Being a stuck-up snot-faced bitch was the last thing that was on my mind. If I kept my mouth shut and stayed out of everyone’s way it was because I thought that was the best thing I could do. I have never wanted to be a burden, or an annoyance with anyone.

But being quiet and shy does not mean someone is stuck-up so if you think that, take that thought and choke on it with a pile of your own shit. And I will not follow that last statement with an apology for its’ bluntness because there’s no excuse for judging someone without listening to them or getting to know them at all. I have never known a terribly shy person to be a stuck-up snot. In fact, all the stuck-up snots I’ve known have been loud-mouths who never bothered to hide their suck-assed stuck-up attitude.

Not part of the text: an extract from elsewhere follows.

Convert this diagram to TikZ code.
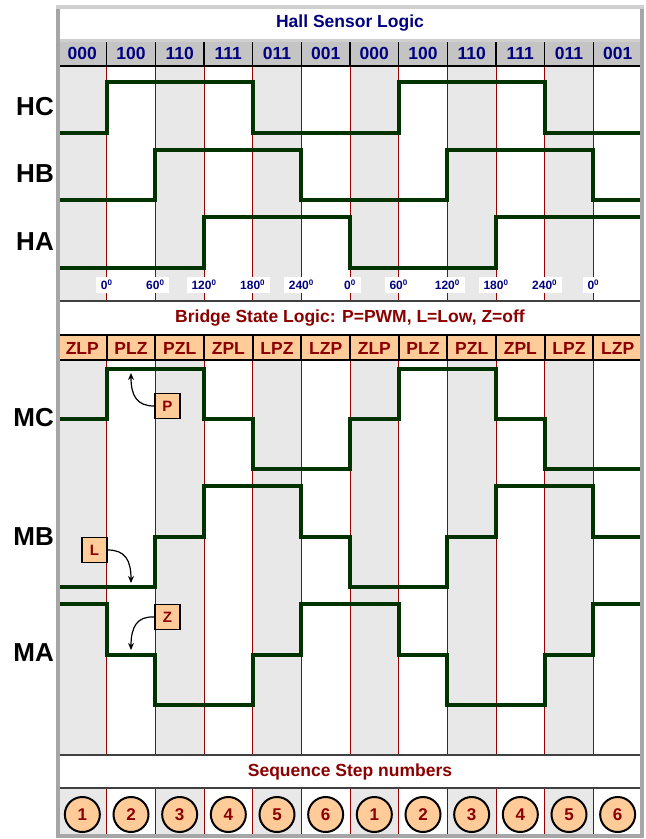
\documentclass[tikz,border=0pt]{standalone}
\usepackage{fontspec}
\setmainfont{Liberation Sans}
\usetikzlibrary{arrows.meta}
\definecolor{navy}{HTML}{000080}
\definecolor{dred}{HTML}{8B0000}
\definecolor{colshade}{HTML}{E8E8E8}
\definecolor{hdr}{HTML}{C4C4C4}
\definecolor{orng}{HTML}{FFCC99}
\definecolor{wave}{HTML}{003300}
\definecolor{framec}{HTML}{A6A6A6}
\definecolor{framet}{HTML}{CFCFCF}
\definecolor{divred}{HTML}{990000}
\definecolor{sepc}{HTML}{404040}
\tikzset{
  bandtitle/.style={font=\fontsize{17.5}{20}\selectfont\bfseries, inner sep=0pt},
  hallcode/.style={font=\fontsize{17.5}{20}\selectfont\bfseries, text=navy, inner sep=0pt},
  bridgecode/.style={font=\fontsize{17.5}{20}\selectfont\bfseries, text=dred, inner sep=0pt},
  anglelbl/.style={font=\fontsize{12}{13}\selectfont\bfseries, text=navy, fill=white, inner xsep=5pt, inner ysep=2.5pt},
  siglbl/.style={font=\fontsize{26}{28}\selectfont\bfseries, anchor=east, inner sep=0pt},
  tagbox/.style={draw=black, line width=1.6pt, fill=orng, text=dred, font=\fontsize{15}{16}\selectfont\bfseries, minimum size=25pt, inner sep=0pt},
  stepcircle/.style={circle, draw=black, line width=2pt, fill=orng, text=dred, font=\fontsize{17}{18}\selectfont\bfseries, minimum size=35pt, inner sep=0pt},
  wavefm/.style={draw=wave, line width=4pt, line join=miter},
  divline/.style={draw=divred, line width=0.9pt},
  hdrdiv/.style={draw=black, line width=1.4pt},
  callout/.style={draw=black, line width=1.2pt, -{Stealth[length=7pt,width=6pt]}}
}
\begin{document}
\begin{tikzpicture}[x=1pt,y=-1pt]
\useasboundingbox (0,0) rectangle (646,839);
\def\xo{58}
\def\cw{48.6667}
% white background of panel
\fill[white] (58,7) rectangle (642,836);
% column shading
\foreach \i in {0,2,...,10}{
  \fill[colshade] ({\xo+\i*\cw},66) rectangle ({\xo+(\i+1)*\cw},301);
  \fill[colshade] ({\xo+\i*\cw},360) rectangle ({\xo+(\i+1)*\cw},755);
  \fill[colshade] ({\xo+\i*\cw},788) rectangle ({\xo+(\i+1)*\cw},836);
}
% red dividers
\foreach \i in {1,...,11}{
  \draw[divline] ({\xo+\i*\cw},66) -- ({\xo+\i*\cw},301);
  \draw[divline] ({\xo+\i*\cw},360) -- ({\xo+\i*\cw},755);
  \draw[divline] ({\xo+\i*\cw},788) -- ({\xo+\i*\cw},836);
}
% hall header
\fill[hdr] (58,42) rectangle (642,66);
\draw[framet, line width=3pt] (58,40.5) -- (642,40.5);
\foreach \i in {1,...,11}{
  \draw[hdrdiv] ({\xo+\i*\cw},42) -- ({\xo+\i*\cw},66);
}
\draw[black, line width=1.5pt] (58,66) -- (642,66);
\foreach \c [count=\i] in {000,100,110,111,011,001,000,100,110,111,011,001}{
  \node[hallcode] (h\i) at ({\xo+(\i-0.5)*\cw},53.5) {\c};
}
% bridge header
\fill[orng] (58,335) rectangle (642,360);
\foreach \i in {1,...,11}{
  \draw[black, line width=2pt] ({\xo+\i*\cw},335) -- ({\xo+\i*\cw},360);
}
\draw[black, line width=2pt] (58,335) -- (642,335);
\draw[black, line width=2.2pt] (58,360) -- (642,360);
\foreach \c [count=\i] in {ZLP,PLZ,PZL,ZPL,LPZ,LZP,ZLP,PLZ,PZL,ZPL,LPZ,LZP}{
  \node[bridgecode] (b\i) at ({\xo+(\i-0.5)*\cw},348) {\c};
}
% separators
\draw[sepc, line width=1.6pt] (58,301) -- (642,301);
\draw[sepc, line width=1.6pt] (58,755) -- (642,755);
\draw[sepc, line width=1.6pt] (58,788) -- (642,788);
% titles
\node[bandtitle, text=navy] (t1) at (350,23.5) {Hall Sensor Logic};
\node[bandtitle, text=dred] (t2) at (350,318.5) {Bridge State Logic: P=PWM, L=Low, Z=off};
\node[bandtitle, text=dred] (t3) at (350,771.5) {Sequence Step numbers};
% angle labels
\foreach \a [count=\i] in {0,60,120,180,240,0,60,120,180,240,0}{
  \node[anglelbl] (a\i) at ({\xo+\i*\cw},285) {\a\textsuperscript{0}};
}
% hall waveforms
\draw[wavefm] (60,133) -| (106.67,82) -| (252.67,133) -| (398.67,82) -| (544.67,133) -- (640,133);
\draw[wavefm] (60,200) -| (155.33,150) -| (301.33,200) -| (447.33,150) -| (593.33,200) -- (640,200);
\draw[wavefm] (60,268) -| (204,217) -| (350,268) -| (496,217) -- (640,217);
% motor waveforms
\draw[wavefm] (60,419) -| (106.67,369) -| (204,419) -| (252.67,469) -| (350,419) -| (398.67,369) -| (496,419) -| (544.67,469) -- (640,469);
\draw[wavefm] (60,587) -| (155.33,536.5) -| (204,486) -| (301.33,536.5) -| (350,587) -| (447.33,536.5) -| (496,486) -| (593.33,536.5) -- (640,536.5);
\draw[wavefm] (60,603.5) -| (106.67,654.5) -| (155.33,705) -| (252.67,654.5) -| (301.33,603.5) -| (398.67,654.5) -| (447.33,705) -| (544.67,654.5) -| (593.33,603.5) -- (640,603.5);
% signal labels
\node[siglbl] (lhc) at (54,107) {HC};
\node[siglbl] (lhb) at (54,174) {HB};
\node[siglbl] (lha) at (54,242) {HA};
\node[siglbl] (lmc) at (54,418) {MC};
\node[siglbl] (lmb) at (54,537) {MB};
\node[siglbl] (lma) at (54,653) {MA};
% callouts
\node[tagbox] (P) at (167.5,406) {P};
\node[tagbox] (L) at (94.5,550) {L};
\node[tagbox] (Z) at (167.5,617) {Z};
\coordinate (pa) at (131,373);
\coordinate (la) at (131,583);
\coordinate (za) at (131,650);
\draw[callout] (P.west) .. controls (137,406) and (131,396) .. (pa);
\draw[callout] (L.east) .. controls (125,550) and (131,560) .. (la);
\draw[callout] (Z.west) .. controls (137,616) and (131,627) .. (za);
% step circles
\foreach \n [count=\i] in {1,2,3,4,5,6,1,2,3,4,5,6}{
  \node[stepcircle] (c\i) at ({\xo+(\i-0.5)*\cw},814.5) {\n};
}
% frame
\draw[framec, line width=4pt] (58,7) rectangle (642,836);
\draw[framet, line width=4pt] (56,7) -- (644,7);
\end{tikzpicture}
\end{document}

Again, no apologies for the rant of the above paragraph as this is what you can expect here from now on. If I want to let it rip on asshole-behavior, I will. For far too long, I believed in tolerance for shitty attitudes and behavior because I thought that was what was best. It wasn’t because my silent tolerance didn’t do a damn thing to change anyone, and I’m sure my speaking out against bad behavior won’t do so either past a certain point. People make the decision whether or not to change themselves regardless of whatever you say or do (or don’t do).

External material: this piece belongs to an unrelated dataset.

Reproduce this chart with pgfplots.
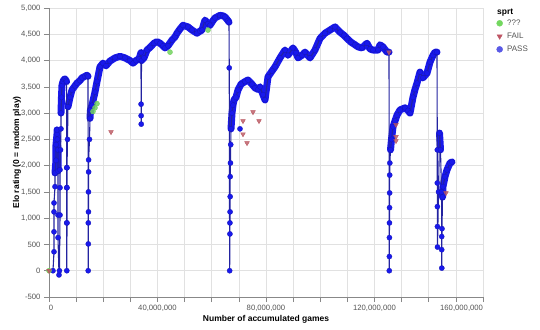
\documentclass[border=0pt]{standalone}
\usepackage{fontspec}
\setmainfont{Liberation Sans}
\usepackage{pgfplots}
\pgfplotsset{compat=1.18}
\definecolor{passblue}{RGB}{25,25,235}
\definecolor{passedge}{RGB}{20,20,185}
\definecolor{linenavy}{RGB}{35,35,160}
\definecolor{failred}{RGB}{185,85,95}
\definecolor{unkgreen}{RGB}{115,210,95}
\definecolor{gridgray}{RGB}{225,225,225}
\definecolor{axgray}{RGB}{136,136,136}
\definecolor{labgray}{RGB}{85,85,85}
\definecolor{legblue}{RGB}{90,90,230}
\definecolor{legred}{RGB}{190,85,100}
\definecolor{leggreen}{RGB}{115,215,95}
\begin{document}
\begin{tikzpicture}[x=1pt,y=1pt]
\begin{axis}[
  scale only axis, width=434pt, height=289pt,
  xmin=0, xmax=160, ymin=-500, ymax=5000,
  axis lines=left, axis line style={-, axgray, line width=0.8pt},
  xtick={0,40,80,120,160},
  xticklabels={{\makebox[0pt][l]{0}},{40,000,000},{80,000,000},{120,000,000},{\makebox[0pt][r]{160,000,000}}},
  minor xtick={10,20,30,50,60,70,90,100,110,130,140,150},
  ytick={-500,0,...,5000},
  yticklabels={-500,0,500,{1,000},{1,500},{2,000},{2,500},{3,000},{3,500},{4,000},{4,500},{5,000}},
  grid=both, grid style={gridgray, line width=0.6pt}, minor grid style={gridgray, line width=0.6pt},
  tick align=outside, major tick length=5pt, minor tick length=5pt,
  tick style={axgray, line width=0.6pt},
  ticklabel style={font=\fontsize{7.7}{9}\selectfont, text=labgray},
  xlabel={Number of accumulated games}, ylabel={Elo rating (0 = random play)},
  label style={font=\fontsize{8.5}{10}\selectfont\bfseries},
  xlabel style={at={([yshift=-22pt]axis description cs:0.5,0)}, anchor=center},
  ylabel style={at={([xshift=-32pt]axis description cs:0,0.5)}, anchor=center},
  clip=false,
  legend style={draw=none, fill=none, at={(rel axis cs:1.031,0.967)}, anchor=north west,
    inner sep=0pt, row sep=2pt, column sep=2.5pt, font=\fontsize{8}{9.5}\selectfont, text=labgray},
  legend cell align=left,
]
% dense bands
\addplot[passblue, line width=7pt, line join=round, line cap=round, forget plot] coordinates {
(2.21,1860)(2.58,2100)(2.58,2400)(2.95,2600)(2.95,2680)(3.10,2500)(3.32,2300)(3.32,1900)};
\addplot[passblue, line width=7pt, line join=round, line cap=round, forget plot] coordinates {
(4.42,3000)(4.60,3300)(4.79,3530)(5.16,3600)(5.53,3640)(5.90,3650)(6.27,3620)(6.50,3600)};
\addplot[passblue, line width=7pt, line join=round, line cap=round, forget plot] coordinates {
(7.00,3120)(7.74,3300)(8.48,3440)(9.59,3520)(10.32,3570)(11.43,3620)(12.17,3670)(13.27,3700)(14.01,3720)(14.38,3700)};
\addplot[passblue, line width=7pt, line join=round, line cap=round, forget plot] coordinates {
(15.12,2900)(15.30,3060)(15.85,3150)(16.96,3400)(17.70,3600)(18.80,3880)(19.91,3950)(21.01,3900)(22.49,3990)
(24.33,4050)(26.18,4080)(28.02,4050)(29.86,4000)(30.97,3950)(32.07,4000)(33.18,4030)(33.92,4150)(34.10,4000)
(35.02,4050)(36.13,4200)(37.24,4250)(38.71,4330)(39.82,4360)(40.92,4330)(42.03,4280)(42.76,4240)(43.87,4280)
(45.35,4390)(46.45,4450)(47.19,4520)(48.29,4600)(49.40,4670)(51.24,4640)(52.72,4580)(54.56,4520)(55.67,4560)
(56.41,4580)(57.51,4770)(58.62,4700)(59.35,4670)(60.46,4760)(61.20,4810)(63.04,4860)(64.15,4850)(64.88,4830)
(65.99,4760)(66.36,4730)};
\addplot[passblue, line width=7pt, line join=round, line cap=round, forget plot] coordinates {
(67.10,2700)(67.47,3000)(67.83,3150)(68.20,3250)(68.94,3300)(69.68,3440)(70.78,3550)(72.26,3600)(73.36,3630)
(74.84,3550)(75.94,3480)(77.05,3450)(77.79,3500)(78.89,3350)(79.63,3250)(80.74,3690)(82.21,3800)(83.32,3880)
(85.16,4050)(87.00,4200)(88.11,4100)(89.95,4240)(91.06,4150)(91.80,4050)(93.27,4100)(94.38,4160)(96.22,4050)
(98.06,4200)(99.91,4420)(101.75,4520)(103.59,4580)(105.44,4640)(107.28,4540)(108.76,4480)(109.86,4420)
(111.34,4350)(112.81,4300)(113.92,4260)(115.39,4240)(117.24,4330)(118.34,4220)(119.45,4200)(121.29,4200)
(122.03,4300)(123.13,4260)(124.61,4160)(125.35,4160)};
\addplot[passblue, line width=7pt, line join=round, line cap=round, forget plot] coordinates {
(125.90,2300)(126.27,2500)(126.82,2740)(127.56,2850)(128.29,2960)(129.40,3060)(131.24,3100)(132.35,3050)
(133.09,3000)(134.19,3300)(134.93,3450)(135.67,3570)(136.77,3780)(137.88,3670)(139.35,3760)(140.46,3970)
(141.57,4100)(142.30,4160)(143.04,4160)};
\addplot[passblue, line width=7pt, line join=round, line cap=round, forget plot] coordinates {
(143.97,2620)(144.33,2300)};
\addplot[passblue, line width=7pt, line join=round, line cap=round, forget plot] coordinates {
(145.07,1400)(145.25,1600)(145.99,1790)(146.73,1920)(147.83,2050)(148.57,2070)};
% main PASS line with points
\addplot[linenavy, line width=1.1pt, mark=*, mark size=2.6pt,
  mark options={fill=passblue, draw=passedge, line width=0.3pt}, forget plot] coordinates {
(1.47,0)(1.84,360)(1.84,740)(1.84,1120)(1.84,1290)(2.21,1600)(2.21,1860)(2.58,2100)(2.58,2400)(2.95,2600)
(2.95,2680)(3.10,2500)(3.32,2300)(3.32,1900)(3.32,1060)(3.32,630)(3.69,-80)(3.85,0)(4.06,1060)(4.06,1580)
(4.06,1920)(4.25,2300)(4.42,2700)(4.42,3000)(4.60,3300)(4.79,3530)(5.16,3600)(5.53,3640)(5.90,3650)(6.27,3620)
(6.50,3600)(6.53,1960)(6.53,1580)(6.53,910)(6.56,0)
(6.64,910)(6.64,1580)(6.64,1960)(6.82,2500)(7.00,3120)(7.74,3300)(8.48,3440)(9.59,3520)(10.32,3570)(11.43,3620)
(12.17,3670)(13.27,3700)(14.01,3720)(14.38,3700)(14.45,0)
(14.49,510)(14.49,910)(14.55,1120)(14.55,1500)(14.60,1880)(14.60,2110)(14.93,2500)(15.12,2900)(15.30,3060)
(15.85,3150)(16.96,3400)(17.70,3600)(18.80,3880)(19.91,3950)(21.01,3900)(22.49,3990)(24.33,4050)(26.18,4080)
(28.02,4050)(29.86,4000)(30.97,3950)(32.07,4000)(33.18,4030)(33.92,4150)(33.95,3170)(33.97,2950)(34.00,2790)
(34.10,4000)(35.02,4050)(36.13,4200)(37.24,4250)(38.71,4330)(39.82,4360)(40.92,4330)(42.03,4280)(42.76,4240)
(43.87,4280)(45.35,4390)(46.45,4450)(47.19,4520)(48.29,4600)(49.40,4670)(51.24,4640)(52.72,4580)(54.56,4520)
(55.67,4560)(56.41,4580)(57.51,4770)(58.62,4700)(59.35,4670)(60.46,4760)(61.20,4810)(63.04,4860)(64.15,4850)
(64.88,4830)(65.99,4760)(66.36,4730)(66.45,3860)(66.60,0)
(66.70,700)(66.70,910)(66.75,1120)(66.80,1410)(66.80,1790)(66.90,2050)(67.00,2400)(67.10,2700)(67.47,3000)
(67.83,3150)(68.20,3250)(68.94,3300)(69.68,3440)(70.78,3550)(72.26,3600)(73.36,3630)(74.84,3550)(75.94,3480)
(77.05,3450)(77.79,3500)(78.89,3350)(79.63,3250)(80.74,3690)(82.21,3800)(83.32,3880)(85.16,4050)(87.00,4200)
(88.11,4100)(89.95,4240)(91.06,4150)(91.80,4050)(93.27,4100)(94.38,4160)(96.22,4050)(98.06,4200)(99.91,4420)
(101.75,4520)(103.59,4580)(105.44,4640)(107.28,4540)(108.76,4480)(109.86,4420)(111.34,4350)(112.81,4300)
(113.92,4260)(115.39,4240)(117.24,4330)(118.34,4220)(119.45,4200)(121.29,4200)(122.03,4300)(123.13,4260)
(124.61,4160)(125.35,4160)(125.45,0)
(125.48,270)(125.50,630)(125.52,910)(125.55,1200)(125.58,1480)(125.60,1820)(125.65,2050)(125.90,2300)
(126.27,2500)(126.82,2740)(127.56,2850)(128.29,2960)(129.40,3060)(131.24,3100)(132.35,3050)(133.09,3000)
(134.19,3300)(134.93,3450)(135.67,3570)(136.77,3780)(137.88,3670)(139.35,3760)(140.46,3970)(141.57,4100)
(142.30,4160)(143.04,4160)(143.15,2300)(143.15,1670)(143.18,1220)(143.20,840)(143.22,450)(143.60,1500)
(143.97,2620)(144.33,2300)(144.70,1500)(144.78,650)(144.78,400)(144.81,50)
(144.88,800)(145.07,1400)(145.25,1600)(145.99,1790)(146.73,1920)(147.83,2050)(148.57,2070)};
\addplot[only marks, mark=*, mark size=2.6pt, mark options={fill=passblue, draw=passedge, line width=0.3pt}, forget plot]
 coordinates {(70.41,2700)};
% ??? points
\addplot[only marks, mark=*, mark size=2.5pt, mark options={fill=unkgreen, draw=unkgreen, fill opacity=0.85}, forget plot]
 coordinates {(0,0)(16.22,3030)(16.96,3100)(17.70,3180)(44.61,4160)(58.62,4580)};
% FAIL points
\addplot[only marks, mark=triangle*, mark size=2.7pt, mark options={rotate=180, fill=failred, draw=failred, fill opacity=0.8}, forget plot]
 coordinates {(0,0)(22.86,2640)(75.21,3020)(71.52,2850)(77.42,2850)(71.52,2600)(73.00,2430)(125.35,4160)
 (127.93,2780)(127.93,2550)(127.93,2470)(146.36,1480)};
% legend
\addlegendimage{only marks, mark=*, mark size=3pt, mark options={fill=leggreen, draw=leggreen}}
\addlegendentry{???}
\addlegendimage{only marks, mark=triangle*, mark size=3pt, mark options={rotate=180, fill=legred, draw=legred}}
\addlegendentry{FAIL}
\addlegendimage{only marks, mark=*, mark size=3pt, mark options={fill=legblue, draw=legblue}}
\addlegendentry{PASS}
\node[anchor=north west, inner sep=0pt, font=\fontsize{8.5}{10}\selectfont\bfseries] at (rel axis cs:1.032,0.997) {sprt};
\end{axis}
\pgfresetboundingbox
\path (-49,-32) rectangle (491,297);
\end{tikzpicture}
\end{document}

And I’ve made my decision to come out of my shell on my own terms. Those terms that I live by are:

– First, do no harm to anyone or anything.

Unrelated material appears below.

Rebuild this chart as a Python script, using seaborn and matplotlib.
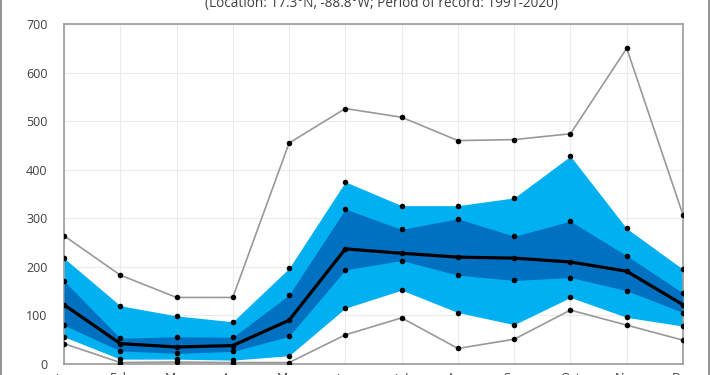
import numpy as np
import pandas as pd
import matplotlib
matplotlib.use("Agg")
import matplotlib.pyplot as plt
from matplotlib.lines import Line2D
import seaborn as sns

# Datos (precipitacion mensual, mm)
meses = ["Jan", "Feb", "Mar", "Apr", "May", "Jun", "Jul", "Aug", "Sep", "Oct", "Nov", "Dec"]
maximo = [264, 183, 137, 137, 455, 526, 508, 460, 462, 474, 650, 307]
p90 = [218, 120, 99, 87, 197, 375, 326, 326, 342, 428, 279, 195]
p75 = [171, 53, 56, 55, 142, 319, 277, 299, 263, 294, 223, 146]
mediana = [122, 42, 35, 38, 90, 237, 228, 220, 218, 210, 191, 122]
p25 = [80, 27, 22, 26, 57, 194, 213, 183, 172, 178, 151, 106]
p10 = [56, 10, 10, 8, 17, 115, 152, 106, 81, 137, 96, 78]
minimo = [42, 3, 4, 3, 3, 60, 95, 32, 51, 111, 80, 49]

titulo = "(Location: 17.3°N, -88.8°W; Period of record: 1991-2020)"

sns.set_style("white")
plt.rcParams['font.family'] = ['Open Sans', 'DejaVu Sans']

df = pd.DataFrame({"mes": meses, "x": np.arange(len(meses)),
                   "max": maximo, "p90": p90, "p75": p75, "med": mediana,
                   "p25": p25, "p10": p10, "min": minimo})

fig = plt.figure(figsize=(7.1, 3.75), dpi=100)
ax = fig.add_axes([64 / 710, 11 / 375, (683 - 64) / 710, (364 - 24) / 375])

# Bandas de percentiles
ax.fill_between(df["x"], df["p10"], df["p90"], color="#00B0F0", linewidth=0, zorder=2)
ax.fill_between(df["x"], df["p25"], df["p75"], color="#0070C0", linewidth=0, zorder=3)

# Lineas de maximo, minimo y mediana
sns.lineplot(data=df, x="x", y="max", color="#999999", linewidth=1.2, ax=ax, zorder=4)
sns.lineplot(data=df, x="x", y="min", color="#999999", linewidth=1.2, ax=ax, zorder=4)
sns.lineplot(data=df, x="x", y="med", color="black", linewidth=2.3, ax=ax, zorder=5)

# Puntos en cada serie
largo = df.melt(id_vars="x", value_vars=["max", "p90", "p75", "med", "p25", "p10", "min"])
sns.scatterplot(data=largo, x="x", y="value", color="black", s=16, linewidth=0, ax=ax, zorder=6)

ax.set_xlim(0, 11)
ax.set_ylim(0, 700)
ax.set_yticks(range(0, 701, 100))
ax.set_xticks(df["x"])
ax.set_xticklabels(meses)
ax.set_xlabel("")
ax.set_ylabel("")
ax.grid(True, color="#ebebeb", linewidth=0.8, zorder=0)
ax.set_axisbelow(True)
for lado in ["left", "bottom", "top", "right"]:
    ax.spines[lado].set_color("#9a9a9a")
    ax.spines[lado].set_linewidth(1.2)
ax.tick_params(axis="y", length=0, pad=12, labelsize=9, labelcolor="#404040")
ax.tick_params(axis="x", length=4, width=1, color="#9a9a9a", direction="out", pad=1.8,
               labelsize=9, labelcolor="#404040")

# Titulo (recortado arriba)
fig.text(382 / 710, 1 - 7 / 375, titulo, ha="center", va="baseline", fontsize=9.8, color="#404040")

# Borde exterior del grafico
fig.add_artist(Line2D([1.5 / 710, 1.5 / 710], [0, 1], color="#7f7f7f", linewidth=1.2))
fig.add_artist(Line2D([708.5 / 710, 708.5 / 710], [0, 1], color="#7f7f7f", linewidth=1.2))

fig.savefig("out.png", dpi=100)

– Second, try to keep fear and anger in check, and realize both those bastards will lie their freaking asses off if given any opportunity to do so.

– Third, always remember that everyone has a story to tell. It’s the story of their life that they’re living and unless they’re literally getting in your shit, leave them to live out that story.

– Fourth, remember that everyone else is just as full of shit as you are sometimes in that we all make mistakes. But making mistakes and not having all the answers doesn’t make you a bad person; it means you’re human.

In addition to coming out of my shell and only going back into it to sleep, I want to put my past behind me once and for all. That will be a journey I will be sharing with you here with the ‘Breaking Radio Silence’ book project. That’s a book that I’m calling a memoire/self-help hybrid that I’m still working on.

In addition to that, I’ll also be letting loose on topics of a political, social, and religious nature. Yes, I will be wading into that area of the world, too. I’ve been too damn silent in regards to that area of life and holding back hasn’t helped the cause of fighting against the injustice of the world we live in. Corruption of any kind is wrong, whether it’s political or moral and writing about it is my first step towards fighting that.

But I’m also a writer so there will be weekly entries on writing topics and the business side of writing. Since my goal is to make a living with my writing, this will be about my journey and like everything else here, it will be an honest one.

In the end, I hope that anyone who reads this gets something out of it. I want anyone reading this to know that they’re not alone in this world, and that other people have had thoughts and feelings just like theirs. I know I’m not the only person on the planet that has felt alone and isolated all their lives. I just want other people to know that you don’t have to be silent. You don’t have to go public like I’m doing but you can find your own way to break free from fear and anxiety, and all around petty-ass bullshit-people even if it’s just in your own mind.

So on my forty-fourth birthday, I will be going forward one step at a time.

I will tell myself every day that everyone is just as full of shit as I am sometimes, but that I’m not a bad person.

I will tell myself that everyone has a story to tell and live, and to do whatever I can to keep their story going in any positive way I can.

Most of all, I won’t retreat, or go silent ever again.